Combined chlorine should be near zero. If it’s above 0.5 ppm, you’ve got chloramines building up and you need to shock the pool to break them down. That’s what causes the strong “pool smell” and stinging eyes—it’s not too much chlorine, it’s the wrong kind of chlorine.
We’ll test all of this and show you exactly where your levels are. If something’s off, we’ll tell you what to use to fix it and how much to add based on your pool size.
Yes. Once we test your water and know what it needs, we can set you up with the right chemicals in the right amounts. You’re not guessing at the pool store about whether you need pH up or pH down or how much shock to buy.

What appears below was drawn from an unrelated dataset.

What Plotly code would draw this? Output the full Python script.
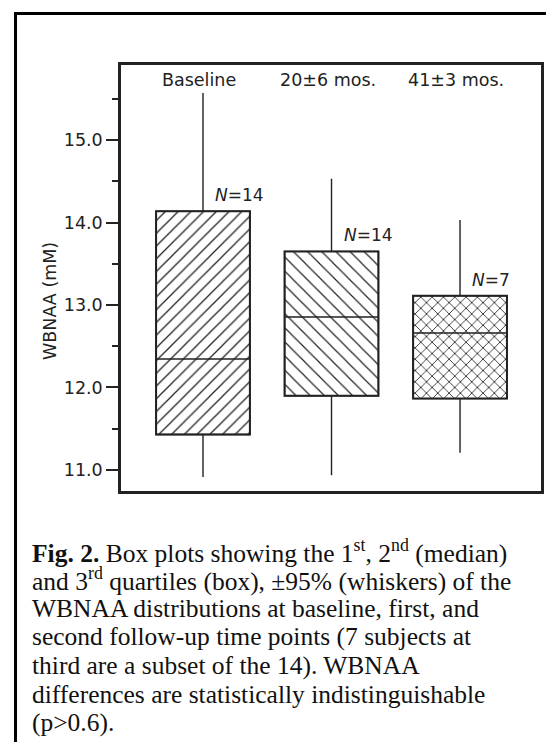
import plotly.graph_objects as go

# ---- data ----
categories = ["Baseline", "20±6 mos.", "41±3 mos."]
n_counts = [14, 14, 7]
q1 = [11.43, 11.90, 11.865]
median = [12.345, 12.855, 12.66]
q3 = [14.136, 13.65, 13.113]
lower_whisker = [10.915, 10.935, 11.21]
upper_whisker = [15.57, 14.53, 14.03]
hatch = ["/", "\\", "x"]
y_ticks = [11.0, 12.0, 13.0, 14.0, 15.0]
y_title = "WBNAA (mM)"
caption_lines = [
    "<b>Fig. 2.</b> Box plots showing the 1<sup>st</sup>, 2<sup>nd</sup> (median)",
    "and 3<sup>rd</sup> quartiles (box), ±95% (whiskers) of the",
    "WBNAA distributions at baseline, first, and",
    "second follow-up time points (7 subjects at",
    "third are a subset of the 14). WBNAA",
    "differences are statistically indistinguishable",
    "(p>0.6).",
]

W, H = 554, 742
L, R, T, B = 113, 533, 57, 483  # plot area in pixels
INK = "#222222"
SANS = "DejaVu Sans"
SERIF = "Liberation Serif, Times New Roman, serif"


def px_x(px):
    return (px - L) / (R - L)


def px_y(py):
    return (B - py) / (B - T)


pos = list(range(len(categories)))
box_w = 0.73

fig = go.Figure()
fig.add_trace(go.Bar(
    x=pos,
    y=[b - a for a, b in zip(q1, q3)],
    base=q1,
    width=box_w,
    marker=dict(
        color="white",
        line=dict(color=INK, width=2),
        pattern=dict(shape=hatch, fgcolor=INK, bgcolor="white",
                     size=[9, 10, 8], solidity=[0.14, 0.12, 0.2],
                     fillmode="replace"),
    ),
    showlegend=False,
    hoverinfo="skip",
))
fig.add_trace(go.Box(
    x=pos,
    q1=q1,
    median=median,
    q3=q3,
    lowerfence=lower_whisker,
    upperfence=upper_whisker,
    width=box_w,
    whiskerwidth=0,
    fillcolor="rgba(0,0,0,0)",
    line=dict(color=INK, width=1.4),
    boxpoints=False,
    showlegend=False,
    hoverinfo="skip",
))

annotations = []
# group labels at the top
for i, c in enumerate(categories):
    annotations.append(dict(
        x=pos[i], xref="x", y=px_y(72), yref="paper", text=c,
        showarrow=False, xanchor="center", yanchor="middle", xshift=-4,
        font=dict(family=SANS, size=17.5, color=INK),
    ))
# N labels
for i, n in enumerate(n_counts):
    annotations.append(dict(
        x=pos[i], xref="x", y=q3[i], yref="y", text=f"<i>N</i>={n}",
        showarrow=False, xanchor="left", yanchor="middle", xshift=10, yshift=16,
        font=dict(family=SANS, size=17, color=INK),
    ))
# y-axis title
annotations.append(dict(
    x=px_x(42), xref="paper", y=px_y(293), yref="paper", text=y_title,
    textangle=-90, showarrow=False, xanchor="center", yanchor="middle",
    font=dict(family=SANS, size=17.5, color=INK),
))
# caption
for i, line in enumerate(caption_lines):
    annotations.append(dict(
        x=px_x(22), xref="paper", y=px_y(543 + i * 28.6), yref="paper",
        text=line, showarrow=False, xanchor="left", yanchor="middle",
        font=dict(family=SERIF, size=25.5, color="#111111"),
    ))

shapes = [
    dict(type="line", xref="paper", yref="paper",
         x0=px_x(7.5), x1=px_x(W + 5), y0=px_y(5.5), y1=px_y(5.5),
         line=dict(color="black", width=3)),
    dict(type="line", xref="paper", yref="paper",
         x0=px_x(7.5), x1=px_x(7.5), y0=px_y(4), y1=px_y(H + 5),
         line=dict(color="black", width=3)),
]

fig.update_layout(
    width=W, height=H,
    margin=dict(l=L, r=W - R, t=T, b=H - B, pad=0),
    paper_bgcolor="white", plot_bgcolor="white",
    showlegend=False,
    annotations=annotations,
    shapes=shapes,
    xaxis=dict(
        range=[-0.638, 2.63], showticklabels=False, ticks="",
        showline=True, mirror=True, linecolor=INK, linewidth=2.5,
        showgrid=False, zeroline=False, fixedrange=True,
    ),
    yaxis=dict(
        range=[10.745, 15.91],
        tickvals=y_ticks, ticktext=[f"{t:.1f}" for t in y_ticks],
        ticks="outside", ticklen=12, tickwidth=2, tickcolor=INK,
        minor=dict(ticks="outside", ticklen=6, tickwidth=2, tickcolor=INK,
                   tickvals=[t + 0.5 for t in y_ticks]),
        tickfont=dict(family=SANS, size=17.5, color=INK),
        showline=True, mirror=True, linecolor=INK, linewidth=2.5,
        showgrid=False, zeroline=False, fixedrange=True,
    ),
)

fig.write_html("out.html")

We’ll tell you exactly what your pool needs based on the test results and your pool’s volume. If you need muriatic acid to drop your pH and calcium hardness is low so you need calcium chloride, we’ll measure it out. You leave with what you actually need—not a cart full of stuff that may or may not help.
You’re not required to buy from us just because we tested your water. The test is free either way. But most people appreciate walking out with the solution in hand instead of making another stop. We’ve been doing this long enough to know what works and what doesn’t, so you’re not experimenting with your water chemistry on our advice.